- WORK TO COMPLETE:
Can you output the material exactly as written, minus any pictures it holds?

════════════════════

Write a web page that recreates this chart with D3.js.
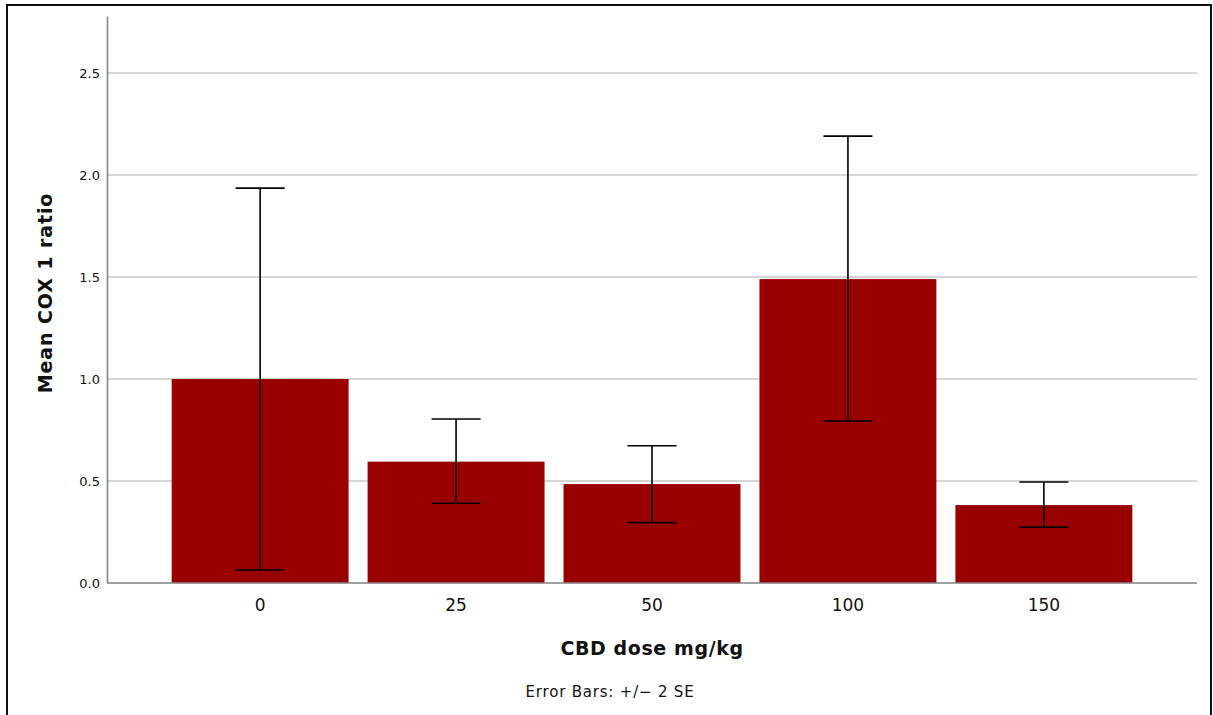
<!DOCTYPE html>
<html>
<head>
<meta charset="utf-8">
<script src="https://cdn.jsdelivr.net/npm/d3@7"></script>
<style>
  html, body { margin: 0; padding: 0; background: #fff; }
  svg { display: block; }
  text { font-family: "DejaVu Sans", "Lucida Grande", sans-serif; fill: #111; }
</style>
</head>
<body>
<svg id="chart" width="1213" height="715"></svg>
<script>
// CBD dose groups and mean COX 1 ratio, with +/- 2 SE limits
const doses = ["0", "25", "50", "100", "150"];
const means = [1.00, 0.595, 0.485, 1.49, 0.382];
const errLow = [0.064, 0.391, 0.296, 0.794, 0.274];
const errHigh = [1.936, 0.804, 0.673, 2.191, 0.495];
const yTicks = [0.0, 0.5, 1.0, 1.5, 2.0, 2.5];

const svg = d3.select("#chart");
const W = 1213, H = 715;
const plot = { left: 107, right: 1197, top: 16, bottom: 583 };

// outer frame
svg.append("rect")
  .attr("x", 7).attr("y", 5)
  .attr("width", 1204).attr("height", H + 10)
  .attr("fill", "none").attr("stroke", "#111").attr("stroke-width", 2);

const x = d3.scaleBand()
  .domain(doses)
  .range([plot.left, plot.right])
  .paddingInner(0.097)
  .paddingOuter(0.33);

const y = d3.scaleLinear()
  .domain([0, 2.78])
  .range([plot.bottom, plot.top]);

// horizontal gridlines
svg.append("g")
  .selectAll("line")
  .data(yTicks.filter(d => d > 0))
  .join("line")
  .attr("x1", plot.left).attr("x2", plot.right)
  .attr("y1", d => y(d)).attr("y2", d => y(d))
  .attr("stroke", "#c8c8c8").attr("stroke-width", 1.5);

// bars
svg.append("g")
  .selectAll("rect")
  .data(doses)
  .join("rect")
  .attr("x", d => x(d))
  .attr("width", x.bandwidth())
  .attr("y", (d, i) => y(means[i]))
  .attr("height", (d, i) => y(0) - y(means[i]))
  .attr("fill", "#990000");

// y axis
const yAxis = d3.axisLeft(y)
  .tickValues(yTicks)
  .tickFormat(d3.format(".1f"))
  .tickSize(0)
  .tickPadding(7);
const gy = svg.append("g")
  .attr("transform", `translate(${plot.left},0)`)
  .call(yAxis);
gy.select(".domain").attr("stroke", "#808080").attr("stroke-width", 1.5);
gy.selectAll("text").attr("font-size", 13).attr("fill", "#222")
  .style("font-family", "'DejaVu Sans', sans-serif");

// x axis
const xAxis = d3.axisBottom(x).tickSize(0).tickPadding(16);
const gx = svg.append("g")
  .attr("transform", `translate(0,${plot.bottom})`)
  .call(xAxis);
gx.select(".domain").attr("stroke", "#808080").attr("stroke-width", 1.5)
  .attr("d", `M${plot.left},0H${plot.right}`);
gx.selectAll("text").attr("font-size", 17).attr("fill", "#111")
  .style("font-family", "'DejaVu Sans', sans-serif");

// error bars
const capHalf = 24.5;
const eb = svg.append("g")
  .attr("stroke", "#000").attr("stroke-width", 1.6).attr("fill", "none");
doses.forEach((d, i) => {
  const cx = x(d) + x.bandwidth() / 2;
  eb.append("line")
    .attr("x1", cx).attr("x2", cx)
    .attr("y1", y(errLow[i])).attr("y2", y(errHigh[i]));
  [errLow[i], errHigh[i]].forEach(v => {
    eb.append("line")
      .attr("x1", cx - capHalf).attr("x2", cx + capHalf)
      .attr("y1", y(v)).attr("y2", y(v));
  });
});

// axis titles
svg.append("text")
  .attr("transform", `translate(52,293) rotate(-90)`)
  .attr("text-anchor", "middle")
  .attr("font-size", 19).attr("font-weight", "bold")
  .attr("letter-spacing", 0.9)
  .text("Mean COX 1 ratio");

svg.append("text")
  .attr("x", (plot.left + plot.right) / 2)
  .attr("y", 655)
  .attr("text-anchor", "middle")
  .attr("font-size", 19).attr("font-weight", "bold")
  .attr("letter-spacing", 0.6)
  .text("CBD dose mg/kg");

svg.append("text")
  .attr("x", 610)
  .attr("y", 697)
  .attr("text-anchor", "middle")
  .attr("font-size", 15)
  .attr("letter-spacing", 0.8)
  .text("Error Bars: +/\u2212 2 SE");
</script>
</body>
</html>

════════════════════

- COMPLETE RESPONSE:
Write a web page that recreates this chart with D3.js.
<!DOCTYPE html>
<html>
<head>
<meta charset="utf-8">
<script src="https://cdn.jsdelivr.net/npm/d3@7"></script>
<style>
  html, body { margin: 0; padding: 0; background: #fff; }
  svg { display: block; }
  text { font-family: "DejaVu Sans", "Lucida Grande", sans-serif; fill: #111; }
</style>
</head>
<body>
<svg id="chart" width="1213" height="715"></svg>
<script>
// CBD dose groups and mean COX 1 ratio, with +/- 2 SE limits
const doses = ["0", "25", "50", "100", "150"];
const means = [1.00, 0.595, 0.485, 1.49, 0.382];
const errLow = [0.064, 0.391, 0.296, 0.794, 0.274];
const errHigh = [1.936, 0.804, 0.673, 2.191, 0.495];
const yTicks = [0.0, 0.5, 1.0, 1.5, 2.0, 2.5];

const svg = d3.select("#chart");
const W = 1213, H = 715;
const plot = { left: 107, right: 1197, top: 16, bottom: 583 };

// outer frame
svg.append("rect")
  .attr("x", 7).attr("y", 5)
  .attr("width", 1204).attr("height", H + 10)
  .attr("fill", "none").attr("stroke", "#111").attr("stroke-width", 2);

const x = d3.scaleBand()
  .domain(doses)
  .range([plot.left, plot.right])
  .paddingInner(0.097)
  .paddingOuter(0.33);

const y = d3.scaleLinear()
  .domain([0, 2.78])
  .range([plot.bottom, plot.top]);

// horizontal gridlines
svg.append("g")
  .selectAll("line")
  .data(yTicks.filter(d => d > 0))
  .join("line")
  .attr("x1", plot.left).attr("x2", plot.right)
  .attr("y1", d => y(d)).attr("y2", d => y(d))
  .attr("stroke", "#c8c8c8").attr("stroke-width", 1.5);

// bars
svg.append("g")
  .selectAll("rect")
  .data(doses)
  .join("rect")
  .attr("x", d => x(d))
  .attr("width", x.bandwidth())
  .attr("y", (d, i) => y(means[i]))
  .attr("height", (d, i) => y(0) - y(means[i]))
  .attr("fill", "#990000");

// y axis
const yAxis = d3.axisLeft(y)
  .tickValues(yTicks)
  .tickFormat(d3.format(".1f"))
  .tickSize(0)
  .tickPadding(7);
const gy = svg.append("g")
  .attr("transform", `translate(${plot.left},0)`)
  .call(yAxis);
gy.select(".domain").attr("stroke", "#808080").attr("stroke-width", 1.5);
gy.selectAll("text").attr("font-size", 13).attr("fill", "#222")
  .style("font-family", "'DejaVu Sans', sans-serif");

// x axis
const xAxis = d3.axisBottom(x).tickSize(0).tickPadding(16);
const gx = svg.append("g")
  .attr("transform", `translate(0,${plot.bottom})`)
  .call(xAxis);
gx.select(".domain").attr("stroke", "#808080").attr("stroke-width", 1.5)
  .attr("d", `M${plot.left},0H${plot.right}`);
gx.selectAll("text").attr("font-size", 17).attr("fill", "#111")
  .style("font-family", "'DejaVu Sans', sans-serif");

// error bars
const capHalf = 24.5;
const eb = svg.append("g")
  .attr("stroke", "#000").attr("stroke-width", 1.6).attr("fill", "none");
doses.forEach((d, i) => {
  const cx = x(d) + x.bandwidth() / 2;
  eb.append("line")
    .attr("x1", cx).attr("x2", cx)
    .attr("y1", y(errLow[i])).attr("y2", y(errHigh[i]));
  [errLow[i], errHigh[i]].forEach(v => {
    eb.append("line")
      .attr("x1", cx - capHalf).attr("x2", cx + capHalf)
      .attr("y1", y(v)).attr("y2", y(v));
  });
});

// axis titles
svg.append("text")
  .attr("transform", `translate(52,293) rotate(-90)`)
  .attr("text-anchor", "middle")
  .attr("font-size", 19).attr("font-weight", "bold")
  .attr("letter-spacing", 0.9)
  .text("Mean COX 1 ratio");

svg.append("text")
  .attr("x", (plot.left + plot.right) / 2)
  .attr("y", 655)
  .attr("text-anchor", "middle")
  .attr("font-size", 19).attr("font-weight", "bold")
  .attr("letter-spacing", 0.6)
  .text("CBD dose mg/kg");

svg.append("text")
  .attr("x", 610)
  .attr("y", 697)
  .attr("text-anchor", "middle")
  .attr("font-size", 15)
  .attr("letter-spacing", 0.8)
  .text("Error Bars: +/\u2212 2 SE");
</script>
</body>
</html>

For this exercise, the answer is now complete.